Similarly (again) to Contested Outpost, slower fleets don't like being put into the position of getting to point X and doing something about it. Fleets that are damage-poor or need to commit squadrons for the bulk of their damage are also in a bad place when it comes time to look for some spare damage sources to throw into a station.
- The first player has no incentive at all to place the objective tokens anywhere but in the corners of the setup area (a full ranger ruler in from the short ends on the sides, no distance in from the long ends).
- For this reason I encourage you to consider Targeting Beacons as effectively pertaining to the two tokens placed by the second player with only the slimmest possibility that the tokens placed by the first player will be relevant during the game.
- Why did FFG do this? I have absolutely no idea.
- The reroll ability happens during the "resolve attack effects" step and so can be used before or after other add/modify/reroll/spend effects.
Fleets utilizing both 1) one or more Strategic squadrons as well as 2) several combat ships with red dice in their anti-ship batteries can benefit from Targeting Beacons. That's a fairly narrow niche, similar to Close-Range Intel Scan in that the vast majority of fleets are going to look at this and give it a hard pass.
The good news is that a distance 1-2 radius of a Targeting Beacon token is a fairly wide footprint when Strategic squadrons can move it around a considerable distance.
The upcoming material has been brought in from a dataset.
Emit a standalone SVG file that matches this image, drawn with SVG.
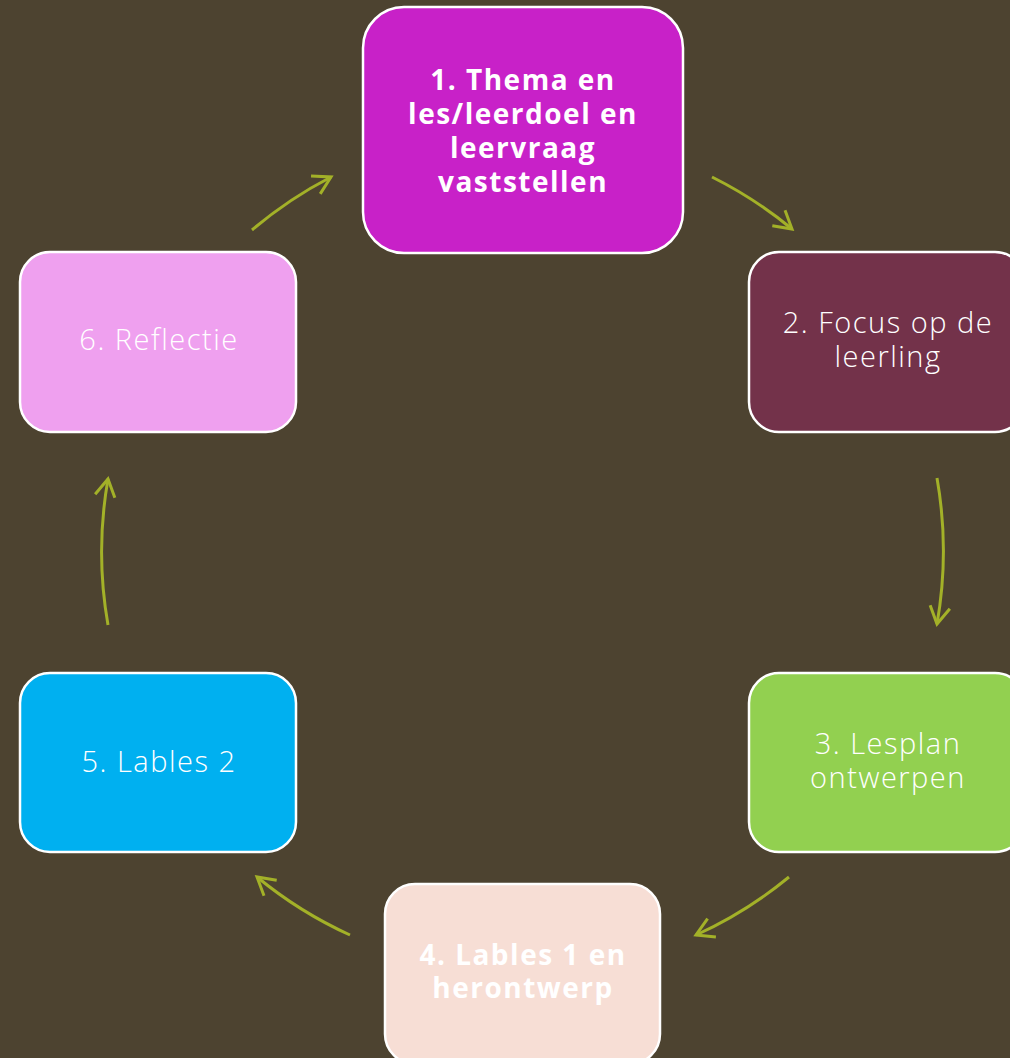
<svg xmlns="http://www.w3.org/2000/svg" width="1010" height="1058" viewBox="0 0 1010 1058">
<style>
.box{stroke:#FFFFFF;stroke-width:2.5}
.lt{font-family:"Open Sans","Noto Sans","Liberation Sans",sans-serif;font-weight:300;font-size:29px;letter-spacing:1.5px;fill:#FFFFFF;text-anchor:middle;font-variant-ligatures:none}
.bd{font-family:"Open Sans","Noto Sans","Liberation Sans",sans-serif;font-weight:700;font-size:28px;letter-spacing:1.5px;fill:#FFFFFF;text-anchor:middle;font-variant-ligatures:none}
.arc{fill:none;stroke:#A3B128;stroke-width:3;marker-end:url(#ah)}
</style>
<defs>
<marker id="ah" markerUnits="userSpaceOnUse" viewBox="-22 -14 26 28" refX="0" refY="0" markerWidth="26" markerHeight="28" orient="auto">
<path d="M-17.3,-10 L0,0 L-17.3,10" fill="none" stroke="#A3B128" stroke-width="3" stroke-linejoin="miter"/>
</marker>
</defs>
<rect width="1010" height="1058" fill="#4D4330"/>
<g id="connectors">
<path class="arc" d="M712,177 A420,420 0 0 1 792,229"/>
<path class="arc" d="M937,478 A421,421 0 0 1 937,624"/>
<path class="arc" d="M789,877 A420,420 0 0 1 696,935"/>
<path class="arc" d="M350,935 A420,420 0 0 1 257,877"/>
<path class="arc" d="M108,625 A421,421 0 0 1 108,479"/>
<path class="arc" d="M252,230 A420,420 0 0 1 331,177"/>
</g>
<g id="node1">
<rect class="box" x="363" y="7" width="320" height="246" rx="41" fill="#C821C8"/>
<text class="bd" x="523" y="90">1. Thema en</text>
<text class="bd" x="523" y="124">les/leerdoel en</text>
<text class="bd" x="523" y="158">leervraag</text>
<text class="bd" x="523" y="192">vaststellen</text>
</g>
<g id="node2">
<rect class="box" x="749" y="252" width="276" height="180" rx="30" fill="#73324A"/>
<text class="lt" x="888" y="333">2. Focus op de</text>
<text class="lt" x="888" y="367">leerling</text>
</g>
<g id="node3">
<rect class="box" x="749" y="673" width="276" height="179" rx="30" fill="#92D050"/>
<text class="lt" x="888" y="754">3. Lesplan</text>
<text class="lt" x="888" y="788">ontwerpen</text>
</g>
<g id="node4">
<rect class="box" x="385" y="884" width="275" height="180" rx="30" fill="#F7DED5"/>
<text class="bd" x="523" y="965">4. Lables 1 en</text>
<text class="bd" x="523" y="998">herontwerp</text>
</g>
<g id="node5">
<rect class="box" x="20" y="673" width="276" height="179" rx="30" fill="#00B0F0"/>
<text class="lt" x="159" y="772">5. Lables 2</text>
</g>
<g id="node6">
<rect class="box" x="20" y="252" width="276" height="180" rx="30" fill="#EFA0EF"/>
<text class="lt" x="159" y="350">6. Reflectie</text>
</g>
</svg>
So long as your red dice ships can gang up on anything that wanders into the mobile kill zone, the 2 dice (or less) reroll effect can help alleviate the problems you get with fickle red dice rolling blanks when you need them the most and at closer ranges can be used for other fun reroll shenanigans like fishing for accuracy icons with blue dice or sometimes even rerolling black dice as well.
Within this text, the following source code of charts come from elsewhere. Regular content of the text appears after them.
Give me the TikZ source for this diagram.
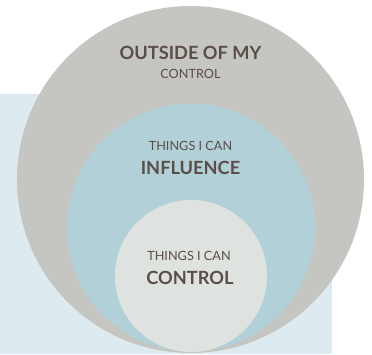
\documentclass[tikz,border=0pt]{standalone}
\usepackage{fontspec}
\setmainfont{Lato}
\definecolor{bgblue}{HTML}{DDEBF0}
\definecolor{outergray}{HTML}{C5C5C1}
\definecolor{midblue}{HTML}{B2D0D8}
\definecolor{innergray}{HTML}{DEE3DF}
\definecolor{txt}{HTML}{5B4D47}
\tikzset{
  big/.style={font=\fontsize{18.2}{20}\selectfont\bfseries, text=txt, anchor=base, inner sep=0pt},
  small/.style={font=\fontsize{12.7}{14}\selectfont, text=txt, anchor=base, inner sep=0pt}
}
\begin{document}
\begin{tikzpicture}[x=1pt,y=-1pt]
\useasboundingbox (0,0) rectangle (372,354);
\fill[bgblue] (0,94) rectangle (332,354);
\fill[outergray] (190.5,179.5) circle (173.5);
\fill[midblue] (191,227.5) circle (124);
\fill[innergray] (191,276) circle (76);
\node[big] (t1) at (190.5,59) {OUTSIDE OF MY};
\node[small] (t2) at (190.5,78.3) {CONTROL};
\node[small] (t3) at (190.5,150.7) {THINGS I CAN};
\node[big] (t4) at (190.5,174.3) {INFLUENCE};
\node[small] (t5) at (189,260.7) {THINGS I CAN};
\node[big] (t6) at (190,284.3) {CONTROL};
\end{tikzpicture}
\end{document}
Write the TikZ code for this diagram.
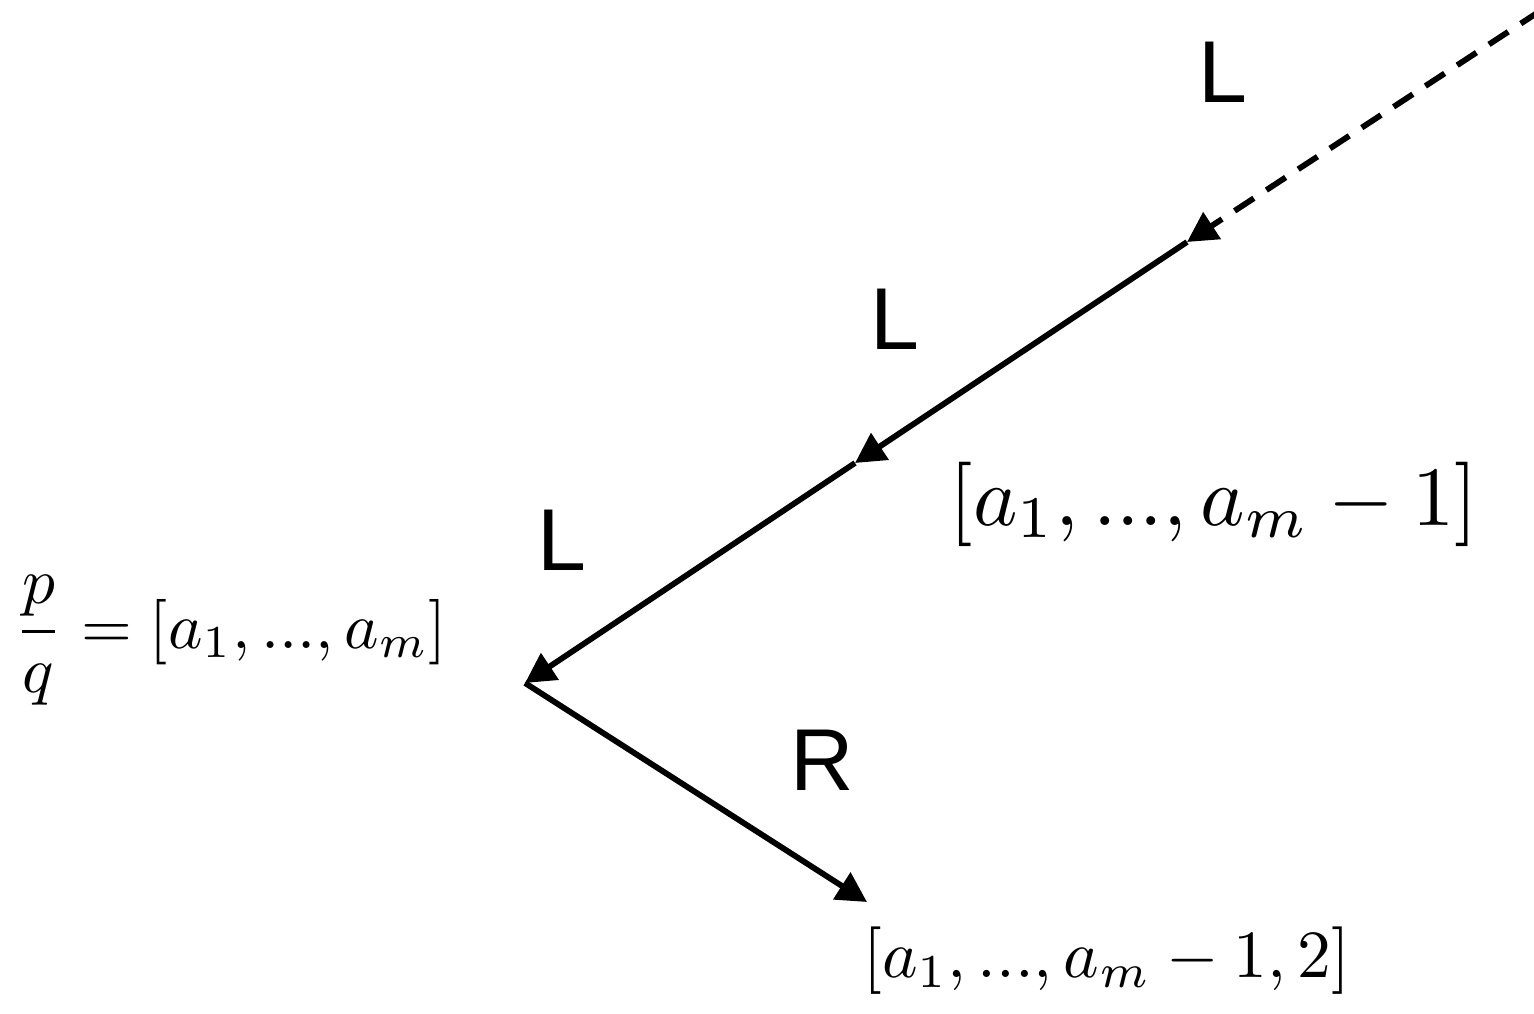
\documentclass[tikz,border=0pt]{standalone}
\usepackage{fontspec}
\newfontfamily\labfont{Liberation Sans}
\usetikzlibrary{arrows.meta}
\tikzset{
  edge/.style={line width=0.058cm, -{Triangle[length=0.30cm,width=0.31cm]}},
  dashedge/.style={edge, dash pattern=on 0.23cm off 0.15cm},
  lab/.style={anchor=base, inner sep=0, font=\fontsize{25}{29}\labfont},
  mathlab/.style={inner sep=0, transform shape},
}
\begin{document}
\begin{tikzpicture}
\useasboundingbox (0,0) rectangle (15.34,10.13);
\coordinate (A) at (15.40,10.02);
\coordinate (B) at (11.87,7.71);
\coordinate (C) at (8.55,5.50);
\coordinate (D) at (5.25,3.30);
\coordinate (E) at (8.67,1.11);
\draw[dashedge] (A) -- (B);
\draw[edge] (B) -- (C);
\draw[edge] (C) -- (D);
\draw[edge] (D) -- (E);
\node[lab] (l1) at (12.23,9.10) {L};
\node[lab] (l2) at (8.95,6.63) {L};
\node[lab] (l3) at (5.62,4.43) {L};
\node[lab] (r1) at (8.22,2.23) {R};
\node[mathlab, scale=2.40, anchor=base] (m1) at (12.14,4.88) {$[a_1, ..., a_m-1]$};
\node[mathlab, scale=1.86, anchor=base west] (m2) at (0.13,3.65) {$\displaystyle\frac{p}{q}=[a_1, ..., a_m]$};
\node[mathlab, scale=1.92, anchor=base] (m3) at (11.065,0.36) {$[a_1, ..., a_m-1, 2]$};
\end{tikzpicture}
\end{document}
The biggest issue with Targeting Beacons is that many fleets that love red dice are keen on using wave one red objectives: Most Wanted or Advanced Gunnery (on an HMC80) are pretty common and generally effective, with the occasional Opening Salvo showing up here and there. The main argument against those objectives and for Targeting Beacons largely comes down to "well I already made this investment towards Strategic squadrons to lock down the objective tokens on my yellow and blue objectives and I want to be able to use them with a red objective too," given that Targeting Beacons is the only red objective with on-table objective tokens that Strategic squadrons can mess with. This isn't an altogether bad reason but it does mean you'll likely be playing a lot of Targeting Beacons as it has a weaker benefit and thus weaker synergy with Strategic than the big points payouts you can get from controlling objective tokens with Fire Lanes and Sensor Net; thus your opponents are (correctly) going to see Targeting Beacons as the lesser of the three evils and choose it.
One final conciliatory note in defense of Targeting Beacons: although Most Wanted, Advanced Gunnery, and Opening Salvo all have more generally-powerful effects that are more straightforward to use, they also provide benefits to the first player (although reduced or at the choice of the second player) that can sometimes be turned back against you. Targeting Beacons only helps the second player. I'm still iffy on it in most cases, but you'll never be cursing it for betraying you by helping your opponent more than you; you'll only be cursing it for perhaps not helping you enough.
What kind of enemy fleets are disadvantaged by playing Targeting Beacons?
Targeting Beacons can cause some trouble for enemy fleets without sufficient fighter coverage to stop the Strategic squadron(s) from passing the objective tokens around to keep the rerolls going for most of the game. Anything that improves red dice reliability can overwhelm smaller ships that were largely counting on using evade tokens against the better dice coming their way and ignoring the occasional blanks only to find that there are not, in fact, occasional blanks happening much any more.